-- Start --

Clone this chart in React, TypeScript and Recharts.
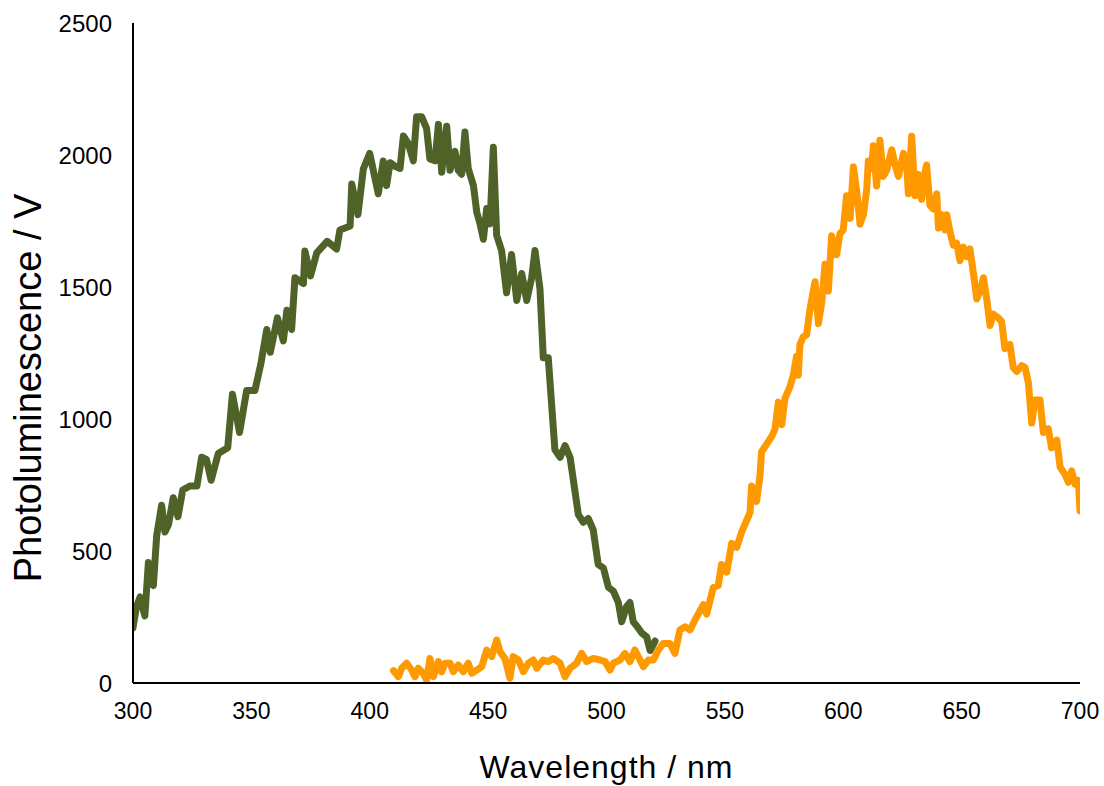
import { LineChart, Line, XAxis, YAxis, Label } from 'recharts';

// PL spectra: wavelength (nm) and signal (V)
const greenWl = [
  300, 301.5, 303, 305, 306.5, 308.6, 310, 312.1, 313.5, 315, 317, 319, 321, 324, 327, 329, 331, 333, 336,
  340, 342, 345, 348, 351.5, 354, 356.5, 358, 361, 363.5, 365, 367, 368.4, 372, 372.6, 375, 377.6, 382,
  386, 387.4, 391.7, 392.4, 395, 397.3, 400, 403.6, 405.7, 407.1, 408.6, 410.7, 412.8, 414.2, 416.3,
  418.4, 419.8, 421.9, 424, 425.4, 427.6, 429, 430.4, 432.5, 433.9, 436, 437.4, 438.8, 440.2, 441.6,
  443.8, 445.2, 446.6, 448, 449.4, 450.8, 452.2, 453.6, 455.7, 457.8, 459.9, 462.1, 464.2, 466.3, 468.4,
  469.8, 471.9, 473.3, 475.4, 476.8, 478.2, 480.4, 482.5, 484.6, 486.7, 488.1, 490.2, 492.3, 494.4,
  496.5, 498.7, 500.8, 502.9, 505, 506.4, 508.5, 509.9, 511.3, 512.7, 514.9, 517, 518.4, 520.5,
];
const greenPl = [
  210, 290, 326, 254, 456, 369, 558, 673, 572, 600, 702, 630, 731, 746, 746, 855, 847, 768, 869,
  891, 1094, 949, 1108, 1108, 1209, 1339, 1253, 1383, 1296, 1412, 1339, 1535, 1513, 1636, 1542, 1629, 1673,
  1644, 1716, 1731, 1890, 1774, 1948, 2006, 1853, 1977, 1884, 1971, 1957, 1949, 2072, 2043,
  1978, 2145, 2145, 2101, 1985, 1978, 2116, 1935, 2109, 1942, 2014, 1942, 1927, 2087, 1949,
  1884, 1783, 1739, 1681, 1797, 1739, 2029, 1696, 1638, 1478, 1623, 1449, 1551, 1449, 1536,
  1638, 1493, 1232, 1232, 1058, 884, 855, 899, 855, 725, 638, 609, 623, 580,
  449, 435, 363, 348, 305, 232, 290, 305, 232, 217, 189, 174, 123, 159,
];

const orangeWl = [
  410, 412.1, 413.5, 415.6, 417.7, 419.1, 420.5, 422.6, 424, 425.4, 426.9, 429, 430.4, 431.8, 433.9,
  435.3, 437.4, 439.5, 441.6, 443.1, 445.2, 447.3, 449.4, 451.5, 453.6, 455, 457.1, 459.2, 460.6, 462.8,
  464.9, 467, 469.1, 470.5, 473.3, 475.4, 477.5, 480.4, 482.5, 484.6, 487.4, 489.5, 491.6, 494.4, 497.3,
  499.4, 501.5, 502.9, 505.7, 507.8, 509.9, 512, 514.2, 515.6, 517.7, 519.8, 521.9, 524, 526.8, 528.9,
  531, 533.2, 535.3, 537.4, 540.9, 542.3, 543.7, 545.1, 547.2, 548.6, 550.8, 552.9, 555, 557.1, 559.2,
  560.6, 561.3, 563.4, 564.8, 565.5, 567.7, 569.8, 571.2, 572.6, 574, 575.4, 577.5, 578.9, 580.3, 581,
  581.7, 583.1, 584.5, 586, 588.1, 589.5, 590.9, 592.3, 593.7, 595.1, 597.2, 598.6, 600, 601.4, 602.9,
  604.3, 605.7, 607.1, 608.5, 609.9, 610.6, 612, 612.7, 614.1, 615.5, 616.9, 618.3, 620.5, 621.9, 623.3,
  625.4, 626.8, 627.5, 628.9, 630.3, 631.7, 633.1, 633.8, 635.2, 636.6, 638, 639.5, 640.2, 641.6, 643,
  643.7, 645.1, 646.5, 647.9, 649.3, 650.7, 652.1, 653.5, 654.9, 656.4, 657.8, 659.2, 660.6, 662, 663.4,
  665.5, 666.9, 668.3, 670.4, 671.8, 673.3, 675.4, 676.8, 678.2, 679.6, 681, 683.1, 684.5, 686.6, 688,
  690.2, 691.6, 693.7, 695.1, 696.5, 697.9, 699.3, 700,
];
const orangePl = [
  47, 24, 56, 75, 49, 24, 56, 37, 11, 93, 24, 81, 43, 75, 75,
  43, 68, 43, 75, 37, 49, 62, 125, 100, 163, 119, 93, 18, 100, 87,
  43, 75, 87, 56, 87, 81, 93, 75, 24, 56, 75, 112, 81, 93, 87,
  81, 49, 75, 87, 112, 81, 125, 87, 62, 87, 87, 125, 150, 150, 112,
  201, 213, 201, 239, 297, 261, 311, 362, 369, 449, 420, 529, 514, 572, 616,
  645, 746, 688, 782, 876, 905, 934, 963, 1064, 978, 1079, 1122, 1166, 1238, 1166,
  1282, 1311, 1318, 1419, 1520, 1361, 1441, 1586, 1485, 1694, 1622, 1702, 1716, 1846, 1760,
  1955, 1861, 1738, 1774, 1868, 1977, 1948, 2035, 1883, 2056, 1919, 1941, 2020, 1962, 1919,
  2006, 1962, 1853, 2071, 1846, 1926, 1832, 1904, 1962, 1810, 1796, 1853, 1723, 1774, 1716,
  1774, 1709, 1658, 1666, 1600, 1651, 1615, 1644, 1557, 1455, 1485, 1535, 1455, 1354, 1397,
  1383, 1369, 1267, 1282, 1195, 1180, 1202, 1195, 1137, 985, 1072, 1072, 949, 963, 891,
  920, 818, 789, 760, 804, 753, 767, 652,
];

const xTicks = [300, 350, 400, 450, 500, 550, 600, 650, 700];
const yTicks = [0, 500, 1000, 1500, 2000, 2500];

const greenData = greenWl.map((x, i) => ({ x, y: greenPl[i] }));
const orangeData = orangeWl.map((x, i) => ({ x, y: orangePl[i] }));

const font = 'Liberation Sans, Arial, sans-serif';

// y title sits a bit below the plot's centre in the reference
const YTitle = () => (
  <text
    x={28}
    y={388}
    transform="rotate(-90 28 388)"
    textAnchor="middle"
    dominantBaseline="central"
    fill="#000"
    fontSize={38}
    fontFamily={font}
  >
    Photoluminescence / V
  </text>
);

export default function App() {
  return (
    <div style={{ position: 'absolute', left: 0, top: 0, background: '#fff' }}>
      <LineChart width={1104} height={786} margin={{ top: 23, right: 24, left: 0, bottom: 0 }}>
        <XAxis
          type="number"
          dataKey="x"
          domain={[300, 700]}
          ticks={xTicks}
          allowDataOverflow
          height={103}
          tickLine={false}
          tickSize={6}
          tickMargin={14}
          axisLine={{ stroke: '#000', strokeWidth: 2 }}
          tick={{ fill: '#000', fontSize: 23, fontFamily: font }}
        >
          <Label
            value="Wavelength / nm"
            position="insideBottom"
            offset={8}
            style={{ fill: '#000', fontSize: 32, fontFamily: font, letterSpacing: 1 }}
          />
        </XAxis>
        <YAxis
          type="number"
          domain={[0, 2500]}
          ticks={yTicks}
          width={133}
          tickLine={false}
          tickSize={6}
          tickMargin={15}
          axisLine={{ stroke: '#000', strokeWidth: 2 }}
          tick={{ fill: '#000', fontSize: 24, fontFamily: font }}
        >
          <Label content={YTitle} />
        </YAxis>
        <Line
          data={greenData}
          dataKey="y"
          type="linear"
          stroke="#4f6228"
          strokeWidth={7}
          strokeLinejoin="round"
          strokeLinecap="round"
          dot={false}
          isAnimationActive={false}
        />
        <Line
          data={orangeData}
          dataKey="y"
          type="linear"
          stroke="#ff9900"
          strokeWidth={7}
          strokeLinejoin="round"
          strokeLinecap="round"
          dot={false}
          isAnimationActive={false}
        />
      </LineChart>
    </div>
  );
}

-- End --

Problem details:
Omit the pictures and give the material again, exactly and in full.

Exercise result:
Clone this chart in React, TypeScript and Recharts.
import { LineChart, Line, XAxis, YAxis, Label } from 'recharts';

// PL spectra: wavelength (nm) and signal (V)
const greenWl = [
  300, 301.5, 303, 305, 306.5, 308.6, 310, 312.1, 313.5, 315, 317, 319, 321, 324, 327, 329, 331, 333, 336,
  340, 342, 345, 348, 351.5, 354, 356.5, 358, 361, 363.5, 365, 367, 368.4, 372, 372.6, 375, 377.6, 382,
  386, 387.4, 391.7, 392.4, 395, 397.3, 400, 403.6, 405.7, 407.1, 408.6, 410.7, 412.8, 414.2, 416.3,
  418.4, 419.8, 421.9, 424, 425.4, 427.6, 429, 430.4, 432.5, 433.9, 436, 437.4, 438.8, 440.2, 441.6,
  443.8, 445.2, 446.6, 448, 449.4, 450.8, 452.2, 453.6, 455.7, 457.8, 459.9, 462.1, 464.2, 466.3, 468.4,
  469.8, 471.9, 473.3, 475.4, 476.8, 478.2, 480.4, 482.5, 484.6, 486.7, 488.1, 490.2, 492.3, 494.4,
  496.5, 498.7, 500.8, 502.9, 505, 506.4, 508.5, 509.9, 511.3, 512.7, 514.9, 517, 518.4, 520.5,
];
const greenPl = [
  210, 290, 326, 254, 456, 369, 558, 673, 572, 600, 702, 630, 731, 746, 746, 855, 847, 768, 869,
  891, 1094, 949, 1108, 1108, 1209, 1339, 1253, 1383, 1296, 1412, 1339, 1535, 1513, 1636, 1542, 1629, 1673,
  1644, 1716, 1731, 1890, 1774, 1948, 2006, 1853, 1977, 1884, 1971, 1957, 1949, 2072, 2043,
  1978, 2145, 2145, 2101, 1985, 1978, 2116, 1935, 2109, 1942, 2014, 1942, 1927, 2087, 1949,
  1884, 1783, 1739, 1681, 1797, 1739, 2029, 1696, 1638, 1478, 1623, 1449, 1551, 1449, 1536,
  1638, 1493, 1232, 1232, 1058, 884, 855, 899, 855, 725, 638, 609, 623, 580,
  449, 435, 363, 348, 305, 232, 290, 305, 232, 217, 189, 174, 123, 159,
];

const orangeWl = [
  410, 412.1, 413.5, 415.6, 417.7, 419.1, 420.5, 422.6, 424, 425.4, 426.9, 429, 430.4, 431.8, 433.9,
  435.3, 437.4, 439.5, 441.6, 443.1, 445.2, 447.3, 449.4, 451.5, 453.6, 455, 457.1, 459.2, 460.6, 462.8,
  464.9, 467, 469.1, 470.5, 473.3, 475.4, 477.5, 480.4, 482.5, 484.6, 487.4, 489.5, 491.6, 494.4, 497.3,
  499.4, 501.5, 502.9, 505.7, 507.8, 509.9, 512, 514.2, 515.6, 517.7, 519.8, 521.9, 524, 526.8, 528.9,
  531, 533.2, 535.3, 537.4, 540.9, 542.3, 543.7, 545.1, 547.2, 548.6, 550.8, 552.9, 555, 557.1, 559.2,
  560.6, 561.3, 563.4, 564.8, 565.5, 567.7, 569.8, 571.2, 572.6, 574, 575.4, 577.5, 578.9, 580.3, 581,
  581.7, 583.1, 584.5, 586, 588.1, 589.5, 590.9, 592.3, 593.7, 595.1, 597.2, 598.6, 600, 601.4, 602.9,
  604.3, 605.7, 607.1, 608.5, 609.9, 610.6, 612, 612.7, 614.1, 615.5, 616.9, 618.3, 620.5, 621.9, 623.3,
  625.4, 626.8, 627.5, 628.9, 630.3, 631.7, 633.1, 633.8, 635.2, 636.6, 638, 639.5, 640.2, 641.6, 643,
  643.7, 645.1, 646.5, 647.9, 649.3, 650.7, 652.1, 653.5, 654.9, 656.4, 657.8, 659.2, 660.6, 662, 663.4,
  665.5, 666.9, 668.3, 670.4, 671.8, 673.3, 675.4, 676.8, 678.2, 679.6, 681, 683.1, 684.5, 686.6, 688,
  690.2, 691.6, 693.7, 695.1, 696.5, 697.9, 699.3, 700,
];
const orangePl = [
  47, 24, 56, 75, 49, 24, 56, 37, 11, 93, 24, 81, 43, 75, 75,
  43, 68, 43, 75, 37, 49, 62, 125, 100, 163, 119, 93, 18, 100, 87,
  43, 75, 87, 56, 87, 81, 93, 75, 24, 56, 75, 112, 81, 93, 87,
  81, 49, 75, 87, 112, 81, 125, 87, 62, 87, 87, 125, 150, 150, 112,
  201, 213, 201, 239, 297, 261, 311, 362, 369, 449, 420, 529, 514, 572, 616,
  645, 746, 688, 782, 876, 905, 934, 963, 1064, 978, 1079, 1122, 1166, 1238, 1166,
  1282, 1311, 1318, 1419, 1520, 1361, 1441, 1586, 1485, 1694, 1622, 1702, 1716, 1846, 1760,
  1955, 1861, 1738, 1774, 1868, 1977, 1948, 2035, 1883, 2056, 1919, 1941, 2020, 1962, 1919,
  2006, 1962, 1853, 2071, 1846, 1926, 1832, 1904, 1962, 1810, 1796, 1853, 1723, 1774, 1716,
  1774, 1709, 1658, 1666, 1600, 1651, 1615, 1644, 1557, 1455, 1485, 1535, 1455, 1354, 1397,
  1383, 1369, 1267, 1282, 1195, 1180, 1202, 1195, 1137, 985, 1072, 1072, 949, 963, 891,
  920, 818, 789, 760, 804, 753, 767, 652,
];

const xTicks = [300, 350, 400, 450, 500, 550, 600, 650, 700];
const yTicks = [0, 500, 1000, 1500, 2000, 2500];

const greenData = greenWl.map((x, i) => ({ x, y: greenPl[i] }));
const orangeData = orangeWl.map((x, i) => ({ x, y: orangePl[i] }));

const font = 'Liberation Sans, Arial, sans-serif';

// y title sits a bit below the plot's centre in the reference
const YTitle = () => (
  <text
    x={28}
    y={388}
    transform="rotate(-90 28 388)"
    textAnchor="middle"
    dominantBaseline="central"
    fill="#000"
    fontSize={38}
    fontFamily={font}
  >
    Photoluminescence / V
  </text>
);

export default function App() {
  return (
    <div style={{ position: 'absolute', left: 0, top: 0, background: '#fff' }}>
      <LineChart width={1104} height={786} margin={{ top: 23, right: 24, left: 0, bottom: 0 }}>
        <XAxis
          type="number"
          dataKey="x"
          domain={[300, 700]}
          ticks={xTicks}
          allowDataOverflow
          height={103}
          tickLine={false}
          tickSize={6}
          tickMargin={14}
          axisLine={{ stroke: '#000', strokeWidth: 2 }}
          tick={{ fill: '#000', fontSize: 23, fontFamily: font }}
        >
          <Label
            value="Wavelength / nm"
            position="insideBottom"
            offset={8}
            style={{ fill: '#000', fontSize: 32, fontFamily: font, letterSpacing: 1 }}
          />
        </XAxis>
        <YAxis
          type="number"
          domain={[0, 2500]}
          ticks={yTicks}
          width={133}
          tickLine={false}
          tickSize={6}
          tickMargin={15}
          axisLine={{ stroke: '#000', strokeWidth: 2 }}
          tick={{ fill: '#000', fontSize: 24, fontFamily: font }}
        >
          <Label content={YTitle} />
        </YAxis>
        <Line
          data={greenData}
          dataKey="y"
          type="linear"
          stroke="#4f6228"
          strokeWidth={7}
          strokeLinejoin="round"
          strokeLinecap="round"
          dot={false}
          isAnimationActive={false}
        />
        <Line
          data={orangeData}
          dataKey="y"
          type="linear"
          stroke="#ff9900"
          strokeWidth={7}
          strokeLinejoin="round"
          strokeLinecap="round"
          dot={false}
          isAnimationActive={false}
        />
      </LineChart>
    </div>
  );
}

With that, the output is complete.